— start —
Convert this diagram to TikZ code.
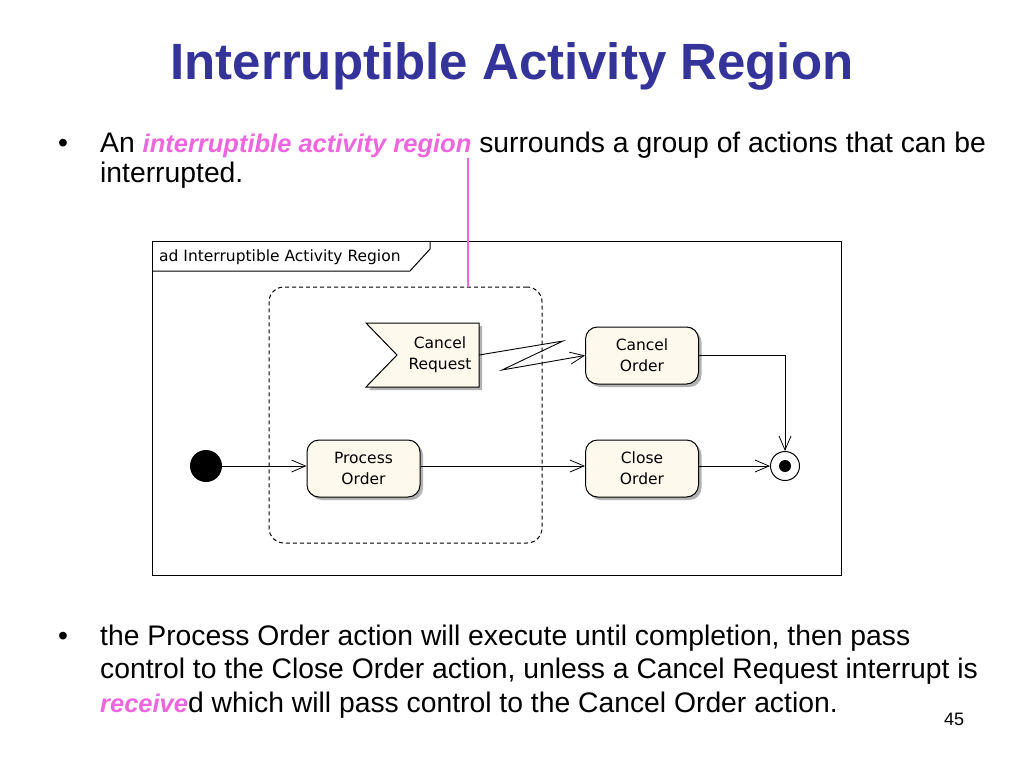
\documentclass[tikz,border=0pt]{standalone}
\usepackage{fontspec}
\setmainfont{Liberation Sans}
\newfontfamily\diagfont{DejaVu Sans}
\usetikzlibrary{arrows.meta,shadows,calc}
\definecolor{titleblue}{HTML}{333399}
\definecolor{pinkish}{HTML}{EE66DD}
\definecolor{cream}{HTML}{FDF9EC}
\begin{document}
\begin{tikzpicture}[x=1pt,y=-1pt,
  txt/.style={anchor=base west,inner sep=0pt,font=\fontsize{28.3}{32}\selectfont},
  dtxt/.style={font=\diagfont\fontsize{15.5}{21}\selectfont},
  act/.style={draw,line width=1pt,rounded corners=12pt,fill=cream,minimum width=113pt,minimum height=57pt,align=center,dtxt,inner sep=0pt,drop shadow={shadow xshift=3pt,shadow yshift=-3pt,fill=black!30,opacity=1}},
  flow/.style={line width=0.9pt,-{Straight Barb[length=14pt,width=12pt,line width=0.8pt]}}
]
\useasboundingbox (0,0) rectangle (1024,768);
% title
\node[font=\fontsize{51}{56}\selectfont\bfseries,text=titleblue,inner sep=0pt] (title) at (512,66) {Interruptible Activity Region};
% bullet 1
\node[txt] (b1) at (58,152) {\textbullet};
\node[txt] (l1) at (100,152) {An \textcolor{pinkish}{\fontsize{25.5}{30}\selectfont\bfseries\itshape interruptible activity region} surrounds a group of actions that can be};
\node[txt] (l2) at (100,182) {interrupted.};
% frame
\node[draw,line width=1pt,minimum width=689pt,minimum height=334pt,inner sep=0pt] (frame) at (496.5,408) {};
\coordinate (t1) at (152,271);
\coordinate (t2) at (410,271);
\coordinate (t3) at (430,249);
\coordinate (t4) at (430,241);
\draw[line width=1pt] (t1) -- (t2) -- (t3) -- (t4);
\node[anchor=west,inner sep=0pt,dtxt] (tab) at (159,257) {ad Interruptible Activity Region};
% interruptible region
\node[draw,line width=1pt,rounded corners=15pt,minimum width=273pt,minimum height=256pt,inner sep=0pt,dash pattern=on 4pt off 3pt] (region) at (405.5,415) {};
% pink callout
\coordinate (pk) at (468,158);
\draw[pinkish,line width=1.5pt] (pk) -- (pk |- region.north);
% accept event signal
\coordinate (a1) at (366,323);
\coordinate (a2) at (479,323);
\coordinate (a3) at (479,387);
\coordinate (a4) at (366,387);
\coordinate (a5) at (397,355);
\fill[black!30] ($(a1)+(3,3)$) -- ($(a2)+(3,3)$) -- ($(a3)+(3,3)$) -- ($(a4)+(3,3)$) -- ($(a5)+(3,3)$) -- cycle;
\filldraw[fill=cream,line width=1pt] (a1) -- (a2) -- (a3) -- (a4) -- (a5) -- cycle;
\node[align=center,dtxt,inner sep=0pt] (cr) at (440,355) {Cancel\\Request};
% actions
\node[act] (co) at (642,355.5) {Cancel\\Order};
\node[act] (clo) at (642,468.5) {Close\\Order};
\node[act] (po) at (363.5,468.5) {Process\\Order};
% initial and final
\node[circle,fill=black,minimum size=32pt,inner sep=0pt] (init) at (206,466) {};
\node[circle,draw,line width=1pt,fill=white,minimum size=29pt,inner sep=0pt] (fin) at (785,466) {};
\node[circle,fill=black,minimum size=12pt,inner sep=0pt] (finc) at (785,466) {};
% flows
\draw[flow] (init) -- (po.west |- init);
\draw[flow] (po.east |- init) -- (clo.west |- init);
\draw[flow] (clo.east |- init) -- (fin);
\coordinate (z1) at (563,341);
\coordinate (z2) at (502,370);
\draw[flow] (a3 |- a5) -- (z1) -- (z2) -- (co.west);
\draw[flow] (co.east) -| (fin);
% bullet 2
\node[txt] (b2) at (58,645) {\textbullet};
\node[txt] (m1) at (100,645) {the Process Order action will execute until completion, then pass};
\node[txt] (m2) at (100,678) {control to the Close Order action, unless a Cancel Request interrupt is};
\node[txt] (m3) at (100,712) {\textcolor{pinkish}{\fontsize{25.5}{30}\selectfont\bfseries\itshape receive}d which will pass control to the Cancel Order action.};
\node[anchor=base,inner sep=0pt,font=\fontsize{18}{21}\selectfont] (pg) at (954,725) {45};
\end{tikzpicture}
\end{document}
— end —
■ Problem requirements
Pictures in the data above should not be copied; transcribe everything else exactly.

■ Finished task
Convert this diagram to TikZ code.
\documentclass[tikz,border=0pt]{standalone}
\usepackage{fontspec}
\setmainfont{Liberation Sans}
\newfontfamily\diagfont{DejaVu Sans}
\usetikzlibrary{arrows.meta,shadows,calc}
\definecolor{titleblue}{HTML}{333399}
\definecolor{pinkish}{HTML}{EE66DD}
\definecolor{cream}{HTML}{FDF9EC}
\begin{document}
\begin{tikzpicture}[x=1pt,y=-1pt,
  txt/.style={anchor=base west,inner sep=0pt,font=\fontsize{28.3}{32}\selectfont},
  dtxt/.style={font=\diagfont\fontsize{15.5}{21}\selectfont},
  act/.style={draw,line width=1pt,rounded corners=12pt,fill=cream,minimum width=113pt,minimum height=57pt,align=center,dtxt,inner sep=0pt,drop shadow={shadow xshift=3pt,shadow yshift=-3pt,fill=black!30,opacity=1}},
  flow/.style={line width=0.9pt,-{Straight Barb[length=14pt,width=12pt,line width=0.8pt]}}
]
\useasboundingbox (0,0) rectangle (1024,768);
% title
\node[font=\fontsize{51}{56}\selectfont\bfseries,text=titleblue,inner sep=0pt] (title) at (512,66) {Interruptible Activity Region};
% bullet 1
\node[txt] (b1) at (58,152) {\textbullet};
\node[txt] (l1) at (100,152) {An \textcolor{pinkish}{\fontsize{25.5}{30}\selectfont\bfseries\itshape interruptible activity region} surrounds a group of actions that can be};
\node[txt] (l2) at (100,182) {interrupted.};
% frame
\node[draw,line width=1pt,minimum width=689pt,minimum height=334pt,inner sep=0pt] (frame) at (496.5,408) {};
\coordinate (t1) at (152,271);
\coordinate (t2) at (410,271);
\coordinate (t3) at (430,249);
\coordinate (t4) at (430,241);
\draw[line width=1pt] (t1) -- (t2) -- (t3) -- (t4);
\node[anchor=west,inner sep=0pt,dtxt] (tab) at (159,257) {ad Interruptible Activity Region};
% interruptible region
\node[draw,line width=1pt,rounded corners=15pt,minimum width=273pt,minimum height=256pt,inner sep=0pt,dash pattern=on 4pt off 3pt] (region) at (405.5,415) {};
% pink callout
\coordinate (pk) at (468,158);
\draw[pinkish,line width=1.5pt] (pk) -- (pk |- region.north);
% accept event signal
\coordinate (a1) at (366,323);
\coordinate (a2) at (479,323);
\coordinate (a3) at (479,387);
\coordinate (a4) at (366,387);
\coordinate (a5) at (397,355);
\fill[black!30] ($(a1)+(3,3)$) -- ($(a2)+(3,3)$) -- ($(a3)+(3,3)$) -- ($(a4)+(3,3)$) -- ($(a5)+(3,3)$) -- cycle;
\filldraw[fill=cream,line width=1pt] (a1) -- (a2) -- (a3) -- (a4) -- (a5) -- cycle;
\node[align=center,dtxt,inner sep=0pt] (cr) at (440,355) {Cancel\\Request};
% actions
\node[act] (co) at (642,355.5) {Cancel\\Order};
\node[act] (clo) at (642,468.5) {Close\\Order};
\node[act] (po) at (363.5,468.5) {Process\\Order};
% initial and final
\node[circle,fill=black,minimum size=32pt,inner sep=0pt] (init) at (206,466) {};
\node[circle,draw,line width=1pt,fill=white,minimum size=29pt,inner sep=0pt] (fin) at (785,466) {};
\node[circle,fill=black,minimum size=12pt,inner sep=0pt] (finc) at (785,466) {};
% flows
\draw[flow] (init) -- (po.west |- init);
\draw[flow] (po.east |- init) -- (clo.west |- init);
\draw[flow] (clo.east |- init) -- (fin);
\coordinate (z1) at (563,341);
\coordinate (z2) at (502,370);
\draw[flow] (a3 |- a5) -- (z1) -- (z2) -- (co.west);
\draw[flow] (co.east) -| (fin);
% bullet 2
\node[txt] (b2) at (58,645) {\textbullet};
\node[txt] (m1) at (100,645) {the Process Order action will execute until completion, then pass};
\node[txt] (m2) at (100,678) {control to the Close Order action, unless a Cancel Request interrupt is};
\node[txt] (m3) at (100,712) {\textcolor{pinkish}{\fontsize{25.5}{30}\selectfont\bfseries\itshape receive}d which will pass control to the Cancel Order action.};
\node[anchor=base,inner sep=0pt,font=\fontsize{18}{21}\selectfont] (pg) at (954,725) {45};
\end{tikzpicture}
\end{document}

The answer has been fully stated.